Reddy was encouraged to express his negative opinions about Rao’s critique of Modi, and the channel used the opportunity to elaborate Rao’s arguments and criticise Reddy. “Should these people (BJP members) defend Modi? Should these people defend Modi’s mistakes? If Modi commits a crime, should they defend that as well? Why has your fate made you worship his feet? When will you grow up to tell truth as truth and untruth as untruth?”

The heat of TDP’s wrath against Modi is coming off in waves, and it’s clear that the state government is using the media to propagate their point of view. However, the national media has sometimes diluted, or even misrepresented this anger.

On April 2, ANI tweeted a picture of the Dalit TDP MP N Sivaprasad (who was dressed in saffron cloth, fake beard, a bow and an arrow). The tweet said that he was “dressed up as ‘Parashurama’ (an avatar of Lord Vishnu).”

The MP was in fact dressed up as the great freedom fighter, Alluri Seetharamaraju, trying to force an association between TDP’s struggle against Modi to India’s struggle against British. The MP sang his version of “Telugu Veera Levara” (Rise, O Telugu Warrior) an anti-colonialist song written by the popular communist Telugu poet, Sreerangam Sreenivasarao.

But despite these misrepresentations, to a person sitting in Andhra one thing is clear: The TDP’s struggles in Delhi are also its struggles to retain power in the state after 2019 elections.

Chandrababu Naidu’s main opponent in the state right now is YS Jaganmohan Reddy – a man who has rallied for the cause of Special Status for Andhra ever since Naidu came to power in the state in 2014. Recently Jagan even kicked off a yatra – a political campaign trip – across the state, with a rally cry for Special Status.

Naidu has seen such yatras before, to his detriment. In 2003, when Jagan’s father, YS Rajasekhar Reddy, did a Padayatra in which he walked across the state, he eventually replaced Naidu as the CM.

In 2011, Jagan’s Odarpu yatra made everybody speculate about the chances of his victory in the next election, after Congress took his father’s CM seat away from him.

Meanwhile, Naidu’s other opponent, Pawan Kalyan, who is gaining momentum in the political landscape of AP, was the first to speak of a no-confidence motion that might help AP get Special Status.

The political parties opposing the TDP in Andhra have always used Special Category Status as an important rallying point, especially now in the run up to the 2019 elections.

But Naidu was not always a champion of the Special Status. In fact, the Chief Minister had settled for the Special Package announced by then-ally BJP-led Centre earlier. But now, he has suddenly become a champion – even a martyr, in some sense – amidst allegations that Jagan is trying to move close to Modi to escape the CBI case against him. In the news channels, TDP and YSRCP have started accusing each other of siding with Modi.

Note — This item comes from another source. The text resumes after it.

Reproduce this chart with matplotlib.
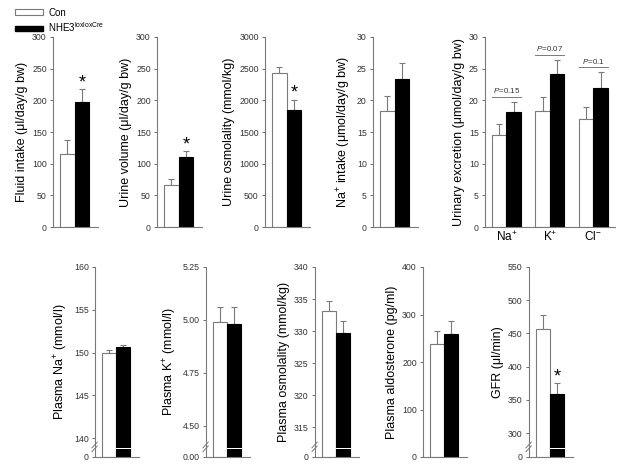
import numpy as np
import matplotlib.pyplot as plt
from matplotlib.patches import Patch

plt.rcParams['font.family'] = ['Liberation Sans', 'DejaVu Sans']
plt.rcParams['mathtext.fontset'] = 'custom'
plt.rcParams['mathtext.rm'] = 'Liberation Sans'
plt.rcParams['mathtext.it'] = 'Liberation Sans:italic'

# ---- data (mean, SEM) : Con vs NHE3 loxloxCre ----
fluid_mean = [115, 198]
fluid_err = [23, 20]
urine_vol_mean = [67, 110]
urine_vol_err = [9, 10]
urine_osm_mean = [2430, 1850]
urine_osm_err = [90, 160]
na_intake_mean = [18.3, 23.3]
na_intake_err = [2.4, 2.6]

ions = ['Na$^{+}$', 'K$^{+}$', 'Cl$^{-}$']
excr_con_mean = [14.6, 18.3, 17.0]
excr_con_err = [1.6, 2.2, 2.0]
excr_ko_mean = [18.2, 24.1, 22.0]
excr_ko_err = [1.6, 2.2, 2.4]
excr_p = ['0.15', '0.07', '0.1']

pna_mean = [149.9, 150.6]
pna_err = [0.4, 0.3]
pk_mean = [4.99, 4.98]
pk_err = [0.07, 0.08]
posm_mean = [333.2, 329.7]
posm_err = [1.5, 1.9]
aldo_mean = [237, 259]
aldo_err = [28, 27]
gfr_mean = [457, 358]
gfr_err = [20, 17]

GRAY = '#7a7a7a'
W, H = 624, 474
fig = plt.figure(figsize=(W / 100, H / 100), dpi=100)


def make_ax(left_px, top_px, width_px, height_px=190):
    return fig.add_axes([left_px / W, 1 - (top_px + height_px) / H,
                         width_px / W, height_px / H])


def style(ax, ylabel):
    for s in ['top', 'right']:
        ax.spines[s].set_visible(False)
    for s in ['left', 'bottom']:
        ax.spines[s].set_color(GRAY)
        ax.spines[s].set_linewidth(0.8)
    ax.tick_params(axis='y', labelsize=6.3, colors='#555555', length=2.5,
                   width=0.6, pad=2)
    ax.tick_params(axis='y', labelcolor='#333333')
    ax.set_ylabel(ylabel, fontsize=9, labelpad=3)


def pair(ax, means, errs, x0=0):
    xs = [x0, x0 + 1]
    ax.bar(xs, means, width=1.0, color=['white', 'black'],
           edgecolor=[GRAY, 'black'], linewidth=0.8, zorder=2)
    ax.errorbar(xs, means, yerr=[np.zeros(2), errs], fmt='none',
                ecolor=GRAY, elinewidth=0.8, capsize=2.5, capthick=0.8,
                zorder=1)


def star(ax, x, top):
    ax.annotate('*', (x, top), xytext=(0, -1.5), textcoords='offset points',
                ha='center', va='bottom', fontsize=13)


def broken_scale(ax, lo, hi, b):
    def fwd(v):
        v = np.asarray(v, dtype=float)
        return np.where(v < lo, v / lo * b, b + (v - lo) / (hi - lo) * (1 - b))

    def inv(f):
        f = np.asarray(f, dtype=float)
        return np.where(f < b, f / b * lo, lo + (f - b) / (1 - b) * (hi - lo))

    ax.set_yscale('function', functions=(fwd, inv))
    ax.set_ylim(0, hi)


def break_marks(ax, b, lo):
    # white gap across the black bar
    g0, g1 = lo * 0.72, lo * 0.86
    ax.bar([1], [g1 - g0], bottom=[g0], width=1.02, color='white',
           linewidth=0, zorder=3)
    for dy in (-0.012, 0.008):
        ax.plot([-0.07, 0.05], [b + dy - 0.015, b + dy + 0.015],
                transform=ax.transAxes, color=GRAY, lw=0.7, clip_on=False,
                zorder=5)


XL = (-0.97, 2.1)

# ---------- top row ----------
ax = make_ax(53, 37, 45)
pair(ax, fluid_mean, fluid_err)
star(ax, 1, fluid_mean[1] + fluid_err[1])
ax.set_ylim(0, 300)
ax.set_yticks(np.arange(0, 301, 50))
ax.set_xlim(*XL)
ax.set_xticks([])
style(ax, 'Fluid intake (μl/day/g bw)')

ax = make_ax(157, 37, 45)
pair(ax, urine_vol_mean, urine_vol_err)
star(ax, 1, urine_vol_mean[1] + urine_vol_err[1])
ax.set_ylim(0, 300)
ax.set_yticks(np.arange(0, 301, 50))
ax.set_xlim(*XL)
ax.set_xticks([])
style(ax, 'Urine volume (μl/day/g bw)')

ax = make_ax(265, 37, 45)
pair(ax, urine_osm_mean, urine_osm_err)
star(ax, 1, urine_osm_mean[1] + urine_osm_err[1])
ax.set_ylim(0, 3000)
ax.set_yticks(np.arange(0, 3001, 500))
ax.set_xlim(*XL)
ax.set_xticks([])
style(ax, 'Urine osmolality (mmol/kg)')

ax = make_ax(373, 37, 45)
pair(ax, na_intake_mean, na_intake_err)
ax.set_ylim(0, 30)
ax.set_yticks(np.arange(0, 31, 5))
ax.set_xlim(*XL)
ax.set_xticks([])
style(ax, 'Na$^{+}$ intake (μmol/day/g bw)')

ax = make_ax(485, 37, 130)
for i in range(3):
    pair(ax, [excr_con_mean[i], excr_ko_mean[i]],
         [excr_con_err[i], excr_ko_err[i]], x0=3 * i)
    ytop = max(excr_con_mean[i] + excr_con_err[i],
               excr_ko_mean[i] + excr_ko_err[i]) + 0.8
    ax.plot([3 * i - 0.5, 3 * i + 1.5], [ytop, ytop], color=GRAY, lw=0.7)
    ax.text(3 * i + 0.5, ytop + 0.3, '$P$=' + excr_p[i], ha='center',
            va='bottom', fontsize=5.8, color='#333333')
ax.set_ylim(0, 30)
ax.set_yticks(np.arange(0, 31, 5))
ax.set_xlim(-0.98, 8.0)
ax.set_xticks([0.5, 3.5, 6.5])
ax.set_xticklabels(ions, fontsize=8.5)
ax.tick_params(axis='x', length=0, pad=2)
style(ax, 'Urinary excretion (μmol/day/g bw)')

# ---------- bottom row ----------
B = 0.055

ax = make_ax(95, 267, 44)
broken_scale(ax, 139.0, 160, B)
pair(ax, pna_mean, pna_err)
break_marks(ax, B, 139.0)
ax.set_yticks([0, 140, 145, 150, 155, 160])
ax.set_xlim(*XL)
ax.set_xticks([])
style(ax, 'Plasma Na$^{+}$ (mmol/l)')

ax = make_ax(206, 267, 44)
broken_scale(ax, 4.403, 5.25, B)
pair(ax, pk_mean, pk_err)
break_marks(ax, B, 4.403)
ax.set_yticks([0, 4.5, 4.75, 5.0, 5.25])
ax.set_yticklabels(['0.00', '4.50', '4.75', '5.00', '5.25'])
ax.set_xlim(*XL)
ax.set_xticks([])
style(ax, 'Plasma K$^{+}$ (mmol/l)')

ax = make_ax(315, 267, 44)
broken_scale(ax, 311.95, 340, B)
pair(ax, posm_mean, posm_err)
break_marks(ax, B, 311.95)
ax.set_yticks([0, 315, 320, 325, 330, 335, 340])
ax.set_xlim(*XL)
ax.set_xticks([])
style(ax, 'Plasma osmolality (mmol/kg)')

ax = make_ax(423, 267, 44)
pair(ax, aldo_mean, aldo_err)
ax.set_ylim(0, 400)
ax.set_yticks(np.arange(0, 401, 100))
ax.set_xlim(*XL)
ax.set_xticks([])
style(ax, 'Plasma aldosterone (pg/ml)')

ax = make_ax(529, 267, 44)
broken_scale(ax, 279.6, 550, B)
pair(ax, gfr_mean, gfr_err)
break_marks(ax, B, 279.6)
star(ax, 1, gfr_mean[1] + gfr_err[1])
ax.set_yticks([0, 300, 350, 400, 450, 500, 550])
ax.set_xlim(*XL)
ax.set_xticks([])
style(ax, 'GFR (μl/min)')

# ---------- legend ----------
handles = [Patch(facecolor='white', edgecolor=GRAY, linewidth=0.8),
           Patch(facecolor='black', edgecolor='black')]
fig.legend(handles, ['Con', 'NHE3$^{\\mathrm{loxloxCre}}$'], loc='upper left',
           bbox_to_anchor=(0.012, 1.0), frameon=False, fontsize=7,
           handlelength=2.9, handleheight=0.55, labelspacing=0.25,
           handletextpad=0.5, borderpad=0.3)

fig.savefig('out.png', dpi=100)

Naidu was clearly unhappy with the Centre’s contribution to Amaravati, the new capital that he is building. And so, the man who had tweeted a total of five times about Special Status for Andhra between 2014 and last month, has already tweeted about the issue four times since March 28!

To increase his chances of winning the 2019 election, Naidu needs to delegitimise the cause of Jagan and his other opponents. And in a way he has done that, by changing the discourse in AP, and forcing the media to show Modi and BJP as primary enemies of the state.

While the anti-BJP rhetoric plays out on the TV screens, in Anantapur, where I live, something else unfolded on the backs of auto rickshaws. From around February, the backs of autos were covered with the posters of Pradhan Mantri Awas Yojana (PMAY), with images of Modi and Naidu on them. “We were paid Rs 20-30 each after they pasted these posters,” an auto driver told me in February.

Around mid-March, after Naidu pulled out of NDA, these posters started disappearing. In their place, there are now posters of state government’s advocacy programs.

Views expressed are the author's own.